▶ [Instructions for the task] Reproduce the lines exactly, beginning with the line that has "Clone this diagram in TikZ." and ending with the line that has "minimum width=230, minimum". Images are left out.

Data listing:
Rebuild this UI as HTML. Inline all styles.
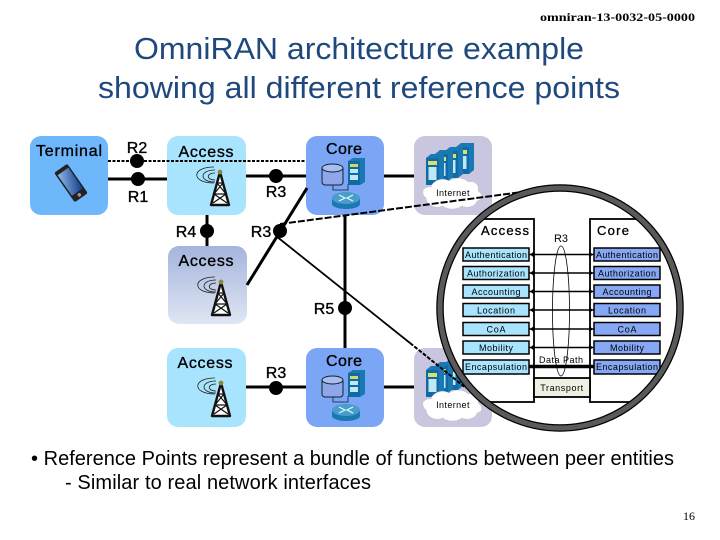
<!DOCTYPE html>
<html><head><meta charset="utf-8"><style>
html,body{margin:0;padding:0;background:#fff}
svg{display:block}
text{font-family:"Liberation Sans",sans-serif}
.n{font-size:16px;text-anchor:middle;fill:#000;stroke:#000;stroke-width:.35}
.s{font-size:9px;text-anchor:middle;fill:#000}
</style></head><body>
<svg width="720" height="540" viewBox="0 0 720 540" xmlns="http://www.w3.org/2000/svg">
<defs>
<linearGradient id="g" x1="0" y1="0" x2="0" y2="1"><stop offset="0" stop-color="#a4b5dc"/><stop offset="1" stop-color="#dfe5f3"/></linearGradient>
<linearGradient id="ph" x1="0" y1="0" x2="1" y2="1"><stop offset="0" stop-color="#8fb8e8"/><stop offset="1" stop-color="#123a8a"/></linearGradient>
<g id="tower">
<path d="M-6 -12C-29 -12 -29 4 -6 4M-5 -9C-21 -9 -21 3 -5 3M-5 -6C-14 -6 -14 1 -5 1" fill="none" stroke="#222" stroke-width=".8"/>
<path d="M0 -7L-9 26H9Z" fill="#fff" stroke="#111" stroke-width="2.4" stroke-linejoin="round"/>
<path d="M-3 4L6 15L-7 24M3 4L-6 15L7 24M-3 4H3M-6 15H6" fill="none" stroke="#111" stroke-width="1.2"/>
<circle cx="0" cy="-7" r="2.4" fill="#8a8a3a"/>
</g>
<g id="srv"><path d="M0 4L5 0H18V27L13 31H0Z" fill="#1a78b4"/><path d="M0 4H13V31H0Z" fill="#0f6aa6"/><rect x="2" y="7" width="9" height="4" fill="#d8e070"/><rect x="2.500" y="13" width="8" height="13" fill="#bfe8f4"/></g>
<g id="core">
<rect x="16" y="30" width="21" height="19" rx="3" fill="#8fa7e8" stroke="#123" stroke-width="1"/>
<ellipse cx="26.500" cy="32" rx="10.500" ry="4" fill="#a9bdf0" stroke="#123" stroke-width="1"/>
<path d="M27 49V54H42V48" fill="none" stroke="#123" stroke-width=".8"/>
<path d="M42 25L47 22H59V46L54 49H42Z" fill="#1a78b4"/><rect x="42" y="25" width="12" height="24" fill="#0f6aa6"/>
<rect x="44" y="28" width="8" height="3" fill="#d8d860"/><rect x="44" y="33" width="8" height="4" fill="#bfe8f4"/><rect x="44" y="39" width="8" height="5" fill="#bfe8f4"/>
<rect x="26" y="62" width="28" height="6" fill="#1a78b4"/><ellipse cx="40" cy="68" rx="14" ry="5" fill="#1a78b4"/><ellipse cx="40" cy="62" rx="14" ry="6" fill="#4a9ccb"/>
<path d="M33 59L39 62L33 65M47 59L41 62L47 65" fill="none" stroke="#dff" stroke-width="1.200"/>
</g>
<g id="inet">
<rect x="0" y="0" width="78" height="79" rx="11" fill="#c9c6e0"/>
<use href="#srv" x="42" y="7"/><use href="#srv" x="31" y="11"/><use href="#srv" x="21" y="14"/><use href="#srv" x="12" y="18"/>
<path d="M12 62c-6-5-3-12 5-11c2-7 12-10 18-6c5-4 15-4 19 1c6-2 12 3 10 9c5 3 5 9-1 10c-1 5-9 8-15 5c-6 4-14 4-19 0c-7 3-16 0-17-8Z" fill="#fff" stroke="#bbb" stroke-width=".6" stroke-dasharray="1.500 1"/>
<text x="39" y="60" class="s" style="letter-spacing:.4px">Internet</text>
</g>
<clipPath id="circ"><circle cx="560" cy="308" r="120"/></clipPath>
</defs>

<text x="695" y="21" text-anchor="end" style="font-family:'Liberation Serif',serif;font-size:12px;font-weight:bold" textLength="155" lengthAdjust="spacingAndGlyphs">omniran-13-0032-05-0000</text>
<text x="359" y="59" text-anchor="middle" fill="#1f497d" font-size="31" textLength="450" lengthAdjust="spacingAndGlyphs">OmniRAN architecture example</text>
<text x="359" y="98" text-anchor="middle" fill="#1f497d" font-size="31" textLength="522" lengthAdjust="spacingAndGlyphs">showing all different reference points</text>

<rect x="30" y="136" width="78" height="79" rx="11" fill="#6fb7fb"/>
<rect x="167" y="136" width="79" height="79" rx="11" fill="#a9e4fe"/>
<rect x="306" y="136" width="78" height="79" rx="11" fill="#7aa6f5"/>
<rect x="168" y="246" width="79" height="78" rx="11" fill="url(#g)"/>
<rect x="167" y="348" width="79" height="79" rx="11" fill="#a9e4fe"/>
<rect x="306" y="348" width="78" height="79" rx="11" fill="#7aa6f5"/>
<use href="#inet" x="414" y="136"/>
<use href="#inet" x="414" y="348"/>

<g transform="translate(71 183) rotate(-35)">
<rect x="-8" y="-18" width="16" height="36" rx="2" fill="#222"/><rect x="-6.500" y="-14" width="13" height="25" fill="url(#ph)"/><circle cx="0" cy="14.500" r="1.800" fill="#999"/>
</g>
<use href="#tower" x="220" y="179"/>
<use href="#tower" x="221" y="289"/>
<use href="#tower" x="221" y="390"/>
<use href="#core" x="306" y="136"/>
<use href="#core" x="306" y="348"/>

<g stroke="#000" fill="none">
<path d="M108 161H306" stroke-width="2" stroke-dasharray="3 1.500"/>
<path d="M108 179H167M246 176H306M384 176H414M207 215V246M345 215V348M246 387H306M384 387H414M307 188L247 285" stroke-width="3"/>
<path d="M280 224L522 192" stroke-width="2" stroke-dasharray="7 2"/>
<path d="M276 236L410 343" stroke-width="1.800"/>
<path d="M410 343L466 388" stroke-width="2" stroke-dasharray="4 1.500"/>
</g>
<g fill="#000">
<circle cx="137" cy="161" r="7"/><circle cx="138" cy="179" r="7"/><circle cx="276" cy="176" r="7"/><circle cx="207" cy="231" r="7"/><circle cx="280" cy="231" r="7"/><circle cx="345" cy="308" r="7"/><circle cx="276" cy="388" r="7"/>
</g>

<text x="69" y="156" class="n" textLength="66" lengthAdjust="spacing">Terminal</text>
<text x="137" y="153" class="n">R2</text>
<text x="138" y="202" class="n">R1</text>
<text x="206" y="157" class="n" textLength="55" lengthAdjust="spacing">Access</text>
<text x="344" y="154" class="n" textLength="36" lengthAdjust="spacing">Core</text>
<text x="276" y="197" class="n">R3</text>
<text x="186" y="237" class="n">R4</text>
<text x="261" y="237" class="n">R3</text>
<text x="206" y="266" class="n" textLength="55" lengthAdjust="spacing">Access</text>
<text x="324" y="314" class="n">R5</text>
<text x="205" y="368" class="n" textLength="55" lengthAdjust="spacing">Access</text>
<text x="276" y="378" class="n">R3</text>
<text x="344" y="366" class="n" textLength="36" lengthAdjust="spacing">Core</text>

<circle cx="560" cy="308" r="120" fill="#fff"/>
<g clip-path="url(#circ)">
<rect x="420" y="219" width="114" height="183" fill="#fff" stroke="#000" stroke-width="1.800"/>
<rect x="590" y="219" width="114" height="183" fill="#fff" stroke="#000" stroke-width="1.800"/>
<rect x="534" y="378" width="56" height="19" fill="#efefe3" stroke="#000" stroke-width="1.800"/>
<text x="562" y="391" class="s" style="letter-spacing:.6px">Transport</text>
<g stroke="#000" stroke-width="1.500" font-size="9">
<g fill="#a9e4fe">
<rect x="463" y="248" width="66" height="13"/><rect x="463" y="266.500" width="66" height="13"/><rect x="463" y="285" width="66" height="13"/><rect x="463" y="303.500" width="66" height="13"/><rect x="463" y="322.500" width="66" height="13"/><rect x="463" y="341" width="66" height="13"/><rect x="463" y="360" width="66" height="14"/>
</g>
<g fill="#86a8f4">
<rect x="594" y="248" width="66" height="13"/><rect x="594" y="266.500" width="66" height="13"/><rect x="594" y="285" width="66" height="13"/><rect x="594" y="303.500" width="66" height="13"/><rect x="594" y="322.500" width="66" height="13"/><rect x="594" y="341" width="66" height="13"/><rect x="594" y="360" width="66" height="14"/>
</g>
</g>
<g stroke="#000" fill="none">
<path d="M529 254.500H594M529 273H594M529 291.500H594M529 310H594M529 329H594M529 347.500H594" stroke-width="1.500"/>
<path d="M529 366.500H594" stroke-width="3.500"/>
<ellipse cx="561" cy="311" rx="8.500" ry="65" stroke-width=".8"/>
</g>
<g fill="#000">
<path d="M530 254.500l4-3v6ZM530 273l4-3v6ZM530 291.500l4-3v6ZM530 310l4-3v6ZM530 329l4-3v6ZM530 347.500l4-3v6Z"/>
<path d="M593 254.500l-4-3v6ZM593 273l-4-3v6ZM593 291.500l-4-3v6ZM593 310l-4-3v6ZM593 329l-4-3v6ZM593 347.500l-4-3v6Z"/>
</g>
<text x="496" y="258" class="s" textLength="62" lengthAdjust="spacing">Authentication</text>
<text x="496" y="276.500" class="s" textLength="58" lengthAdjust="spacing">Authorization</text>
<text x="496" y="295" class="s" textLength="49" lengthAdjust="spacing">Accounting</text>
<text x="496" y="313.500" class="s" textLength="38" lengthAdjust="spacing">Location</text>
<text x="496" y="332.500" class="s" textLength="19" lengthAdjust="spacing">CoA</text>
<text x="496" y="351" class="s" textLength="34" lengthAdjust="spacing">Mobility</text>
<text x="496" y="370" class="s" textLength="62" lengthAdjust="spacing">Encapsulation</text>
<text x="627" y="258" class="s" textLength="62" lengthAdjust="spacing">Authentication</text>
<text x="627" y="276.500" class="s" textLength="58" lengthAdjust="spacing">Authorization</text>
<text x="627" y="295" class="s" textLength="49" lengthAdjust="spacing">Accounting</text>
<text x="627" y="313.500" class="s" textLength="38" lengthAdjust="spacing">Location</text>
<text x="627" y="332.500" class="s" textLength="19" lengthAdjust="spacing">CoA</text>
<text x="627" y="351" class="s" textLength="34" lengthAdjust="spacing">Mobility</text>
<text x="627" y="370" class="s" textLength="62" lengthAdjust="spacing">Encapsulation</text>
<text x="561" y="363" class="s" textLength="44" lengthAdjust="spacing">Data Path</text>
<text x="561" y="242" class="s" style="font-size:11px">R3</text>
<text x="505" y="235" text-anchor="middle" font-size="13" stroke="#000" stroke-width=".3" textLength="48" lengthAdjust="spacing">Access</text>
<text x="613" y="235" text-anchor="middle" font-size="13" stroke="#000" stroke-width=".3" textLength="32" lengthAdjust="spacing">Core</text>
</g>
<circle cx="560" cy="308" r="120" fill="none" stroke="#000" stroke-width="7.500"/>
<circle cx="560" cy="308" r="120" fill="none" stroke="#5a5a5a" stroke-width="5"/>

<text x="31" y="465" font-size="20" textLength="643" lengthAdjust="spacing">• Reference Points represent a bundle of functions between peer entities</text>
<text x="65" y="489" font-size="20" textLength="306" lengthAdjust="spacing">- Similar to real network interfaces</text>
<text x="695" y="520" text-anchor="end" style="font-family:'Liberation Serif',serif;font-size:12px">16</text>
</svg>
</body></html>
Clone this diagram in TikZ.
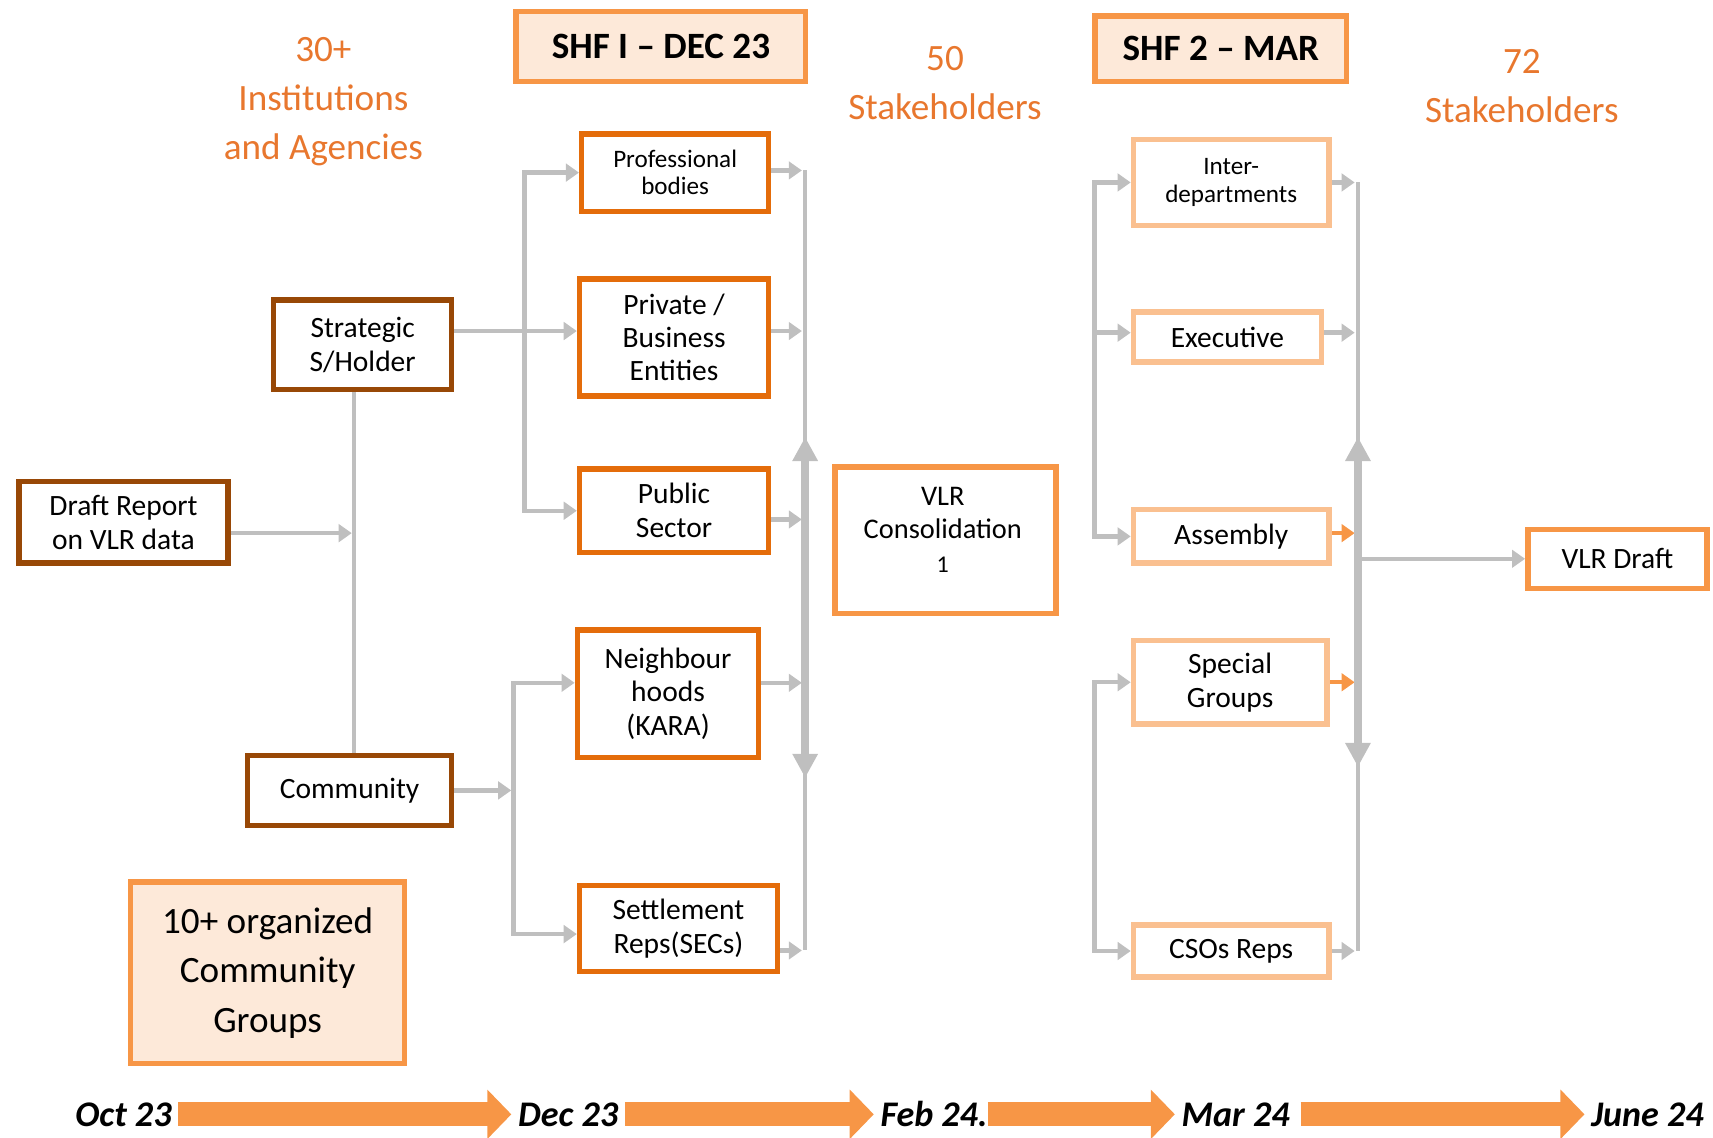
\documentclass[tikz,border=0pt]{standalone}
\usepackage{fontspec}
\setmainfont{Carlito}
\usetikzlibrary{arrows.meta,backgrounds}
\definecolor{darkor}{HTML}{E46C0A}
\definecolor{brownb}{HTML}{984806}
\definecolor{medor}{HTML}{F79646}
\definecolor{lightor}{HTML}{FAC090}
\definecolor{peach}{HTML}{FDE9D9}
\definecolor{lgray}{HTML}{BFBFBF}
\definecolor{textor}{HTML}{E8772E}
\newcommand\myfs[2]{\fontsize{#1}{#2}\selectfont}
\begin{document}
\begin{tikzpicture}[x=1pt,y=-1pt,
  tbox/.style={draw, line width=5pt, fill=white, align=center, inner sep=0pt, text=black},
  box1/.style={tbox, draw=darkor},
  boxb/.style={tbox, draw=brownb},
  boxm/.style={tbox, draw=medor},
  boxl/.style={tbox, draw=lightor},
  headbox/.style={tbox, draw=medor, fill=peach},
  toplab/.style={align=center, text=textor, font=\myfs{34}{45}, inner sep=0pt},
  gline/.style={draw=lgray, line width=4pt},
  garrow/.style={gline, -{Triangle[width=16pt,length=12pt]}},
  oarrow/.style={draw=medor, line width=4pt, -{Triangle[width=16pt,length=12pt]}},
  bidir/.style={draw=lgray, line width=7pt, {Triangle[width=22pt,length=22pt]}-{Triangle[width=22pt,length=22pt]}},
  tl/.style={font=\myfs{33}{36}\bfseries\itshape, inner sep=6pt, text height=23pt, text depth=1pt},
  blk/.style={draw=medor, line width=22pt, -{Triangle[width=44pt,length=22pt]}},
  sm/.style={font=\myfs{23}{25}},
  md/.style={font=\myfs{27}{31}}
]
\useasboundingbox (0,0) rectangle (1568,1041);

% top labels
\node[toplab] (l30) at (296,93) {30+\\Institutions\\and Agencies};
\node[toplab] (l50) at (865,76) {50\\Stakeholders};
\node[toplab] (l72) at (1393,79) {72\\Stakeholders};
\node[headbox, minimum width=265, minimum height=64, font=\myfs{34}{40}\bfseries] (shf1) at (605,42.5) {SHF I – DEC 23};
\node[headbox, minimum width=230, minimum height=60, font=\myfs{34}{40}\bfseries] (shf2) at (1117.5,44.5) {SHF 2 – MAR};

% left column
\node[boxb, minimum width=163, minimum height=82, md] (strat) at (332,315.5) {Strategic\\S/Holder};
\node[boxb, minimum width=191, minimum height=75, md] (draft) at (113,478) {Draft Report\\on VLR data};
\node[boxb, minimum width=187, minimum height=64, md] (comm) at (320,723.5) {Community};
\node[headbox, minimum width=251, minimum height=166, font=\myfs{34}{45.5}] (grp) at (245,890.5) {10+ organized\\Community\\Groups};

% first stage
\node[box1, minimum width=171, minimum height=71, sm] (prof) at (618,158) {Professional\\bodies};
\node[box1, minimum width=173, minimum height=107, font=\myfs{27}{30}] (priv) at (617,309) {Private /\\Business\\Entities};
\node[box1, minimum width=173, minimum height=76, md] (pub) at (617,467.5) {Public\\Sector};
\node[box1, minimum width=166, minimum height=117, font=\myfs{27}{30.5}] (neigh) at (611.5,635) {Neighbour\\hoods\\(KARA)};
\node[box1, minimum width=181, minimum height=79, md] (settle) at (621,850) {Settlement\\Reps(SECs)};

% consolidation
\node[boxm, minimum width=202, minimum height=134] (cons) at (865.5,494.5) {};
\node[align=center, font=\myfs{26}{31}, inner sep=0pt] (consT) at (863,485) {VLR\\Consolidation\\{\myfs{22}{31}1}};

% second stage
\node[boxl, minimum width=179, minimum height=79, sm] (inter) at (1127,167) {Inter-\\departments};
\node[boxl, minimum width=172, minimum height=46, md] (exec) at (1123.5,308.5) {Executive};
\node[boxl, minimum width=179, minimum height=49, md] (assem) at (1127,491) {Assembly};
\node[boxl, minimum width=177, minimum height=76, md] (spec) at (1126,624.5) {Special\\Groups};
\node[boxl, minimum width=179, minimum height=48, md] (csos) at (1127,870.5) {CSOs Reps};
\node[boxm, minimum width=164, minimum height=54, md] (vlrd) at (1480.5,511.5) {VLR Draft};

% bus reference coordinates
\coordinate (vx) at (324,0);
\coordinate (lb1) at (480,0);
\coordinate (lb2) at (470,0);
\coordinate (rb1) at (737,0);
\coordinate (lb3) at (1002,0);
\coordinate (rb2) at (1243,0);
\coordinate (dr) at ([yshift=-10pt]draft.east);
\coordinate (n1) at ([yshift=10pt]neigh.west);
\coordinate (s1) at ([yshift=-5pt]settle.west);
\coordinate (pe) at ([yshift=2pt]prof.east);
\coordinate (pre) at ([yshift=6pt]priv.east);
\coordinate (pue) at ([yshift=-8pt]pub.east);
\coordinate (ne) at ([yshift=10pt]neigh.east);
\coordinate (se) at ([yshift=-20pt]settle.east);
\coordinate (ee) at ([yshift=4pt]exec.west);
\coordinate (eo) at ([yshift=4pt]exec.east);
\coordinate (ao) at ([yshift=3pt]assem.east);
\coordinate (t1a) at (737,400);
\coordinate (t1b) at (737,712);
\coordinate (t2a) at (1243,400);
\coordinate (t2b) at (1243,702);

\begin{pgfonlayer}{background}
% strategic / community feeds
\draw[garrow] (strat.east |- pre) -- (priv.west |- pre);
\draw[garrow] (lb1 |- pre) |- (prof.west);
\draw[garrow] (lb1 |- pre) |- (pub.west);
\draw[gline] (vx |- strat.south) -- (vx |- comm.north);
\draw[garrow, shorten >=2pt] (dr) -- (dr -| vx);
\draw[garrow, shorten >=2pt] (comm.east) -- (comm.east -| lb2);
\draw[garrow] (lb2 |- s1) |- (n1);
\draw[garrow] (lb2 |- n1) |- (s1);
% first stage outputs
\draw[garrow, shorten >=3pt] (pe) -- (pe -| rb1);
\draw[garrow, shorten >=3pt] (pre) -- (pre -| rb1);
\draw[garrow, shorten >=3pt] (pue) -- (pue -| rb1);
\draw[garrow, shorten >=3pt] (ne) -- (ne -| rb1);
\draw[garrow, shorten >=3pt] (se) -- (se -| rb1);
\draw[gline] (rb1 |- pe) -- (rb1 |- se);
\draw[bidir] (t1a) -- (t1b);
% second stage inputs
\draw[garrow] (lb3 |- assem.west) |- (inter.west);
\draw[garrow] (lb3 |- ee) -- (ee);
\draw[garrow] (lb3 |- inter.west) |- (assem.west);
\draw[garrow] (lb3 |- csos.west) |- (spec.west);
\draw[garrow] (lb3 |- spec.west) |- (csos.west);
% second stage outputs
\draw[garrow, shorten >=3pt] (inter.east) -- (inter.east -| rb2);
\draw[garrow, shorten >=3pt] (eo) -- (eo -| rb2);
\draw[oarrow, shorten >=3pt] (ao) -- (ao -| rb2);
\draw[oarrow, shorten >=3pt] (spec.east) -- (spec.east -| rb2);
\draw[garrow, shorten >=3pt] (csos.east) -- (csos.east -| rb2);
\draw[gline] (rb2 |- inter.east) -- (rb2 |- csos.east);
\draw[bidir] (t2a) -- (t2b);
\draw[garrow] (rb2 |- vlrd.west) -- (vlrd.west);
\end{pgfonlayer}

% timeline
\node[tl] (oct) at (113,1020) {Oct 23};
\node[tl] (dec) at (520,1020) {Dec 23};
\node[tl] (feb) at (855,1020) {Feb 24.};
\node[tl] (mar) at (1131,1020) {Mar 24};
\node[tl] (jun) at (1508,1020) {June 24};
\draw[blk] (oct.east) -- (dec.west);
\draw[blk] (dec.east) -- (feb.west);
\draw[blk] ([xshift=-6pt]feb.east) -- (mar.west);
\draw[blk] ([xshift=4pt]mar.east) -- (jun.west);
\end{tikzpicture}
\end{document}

▶ [Output]
Clone this diagram in TikZ.
\documentclass[tikz,border=0pt]{standalone}
\usepackage{fontspec}
\setmainfont{Carlito}
\usetikzlibrary{arrows.meta,backgrounds}
\definecolor{darkor}{HTML}{E46C0A}
\definecolor{brownb}{HTML}{984806}
\definecolor{medor}{HTML}{F79646}
\definecolor{lightor}{HTML}{FAC090}
\definecolor{peach}{HTML}{FDE9D9}
\definecolor{lgray}{HTML}{BFBFBF}
\definecolor{textor}{HTML}{E8772E}
\newcommand\myfs[2]{\fontsize{#1}{#2}\selectfont}
\begin{document}
\begin{tikzpicture}[x=1pt,y=-1pt,
  tbox/.style={draw, line width=5pt, fill=white, align=center, inner sep=0pt, text=black},
  box1/.style={tbox, draw=darkor},
  boxb/.style={tbox, draw=brownb},
  boxm/.style={tbox, draw=medor},
  boxl/.style={tbox, draw=lightor},
  headbox/.style={tbox, draw=medor, fill=peach},
  toplab/.style={align=center, text=textor, font=\myfs{34}{45}, inner sep=0pt},
  gline/.style={draw=lgray, line width=4pt},
  garrow/.style={gline, -{Triangle[width=16pt,length=12pt]}},
  oarrow/.style={draw=medor, line width=4pt, -{Triangle[width=16pt,length=12pt]}},
  bidir/.style={draw=lgray, line width=7pt, {Triangle[width=22pt,length=22pt]}-{Triangle[width=22pt,length=22pt]}},
  tl/.style={font=\myfs{33}{36}\bfseries\itshape, inner sep=6pt, text height=23pt, text depth=1pt},
  blk/.style={draw=medor, line width=22pt, -{Triangle[width=44pt,length=22pt]}},
  sm/.style={font=\myfs{23}{25}},
  md/.style={font=\myfs{27}{31}}
]
\useasboundingbox (0,0) rectangle (1568,1041);

% top labels
\node[toplab] (l30) at (296,93) {30+\\Institutions\\and Agencies};
\node[toplab] (l50) at (865,76) {50\\Stakeholders};
\node[toplab] (l72) at (1393,79) {72\\Stakeholders};
\node[headbox, minimum width=265, minimum height=64, font=\myfs{34}{40}\bfseries] (shf1) at (605,42.5) {SHF I – DEC 23};
\node[headbox, minimum width=230, minimum height=60, font=\myfs{34}{40}\bfseries] (shf2) at (1117.5,44.5) {SHF 2 – MAR};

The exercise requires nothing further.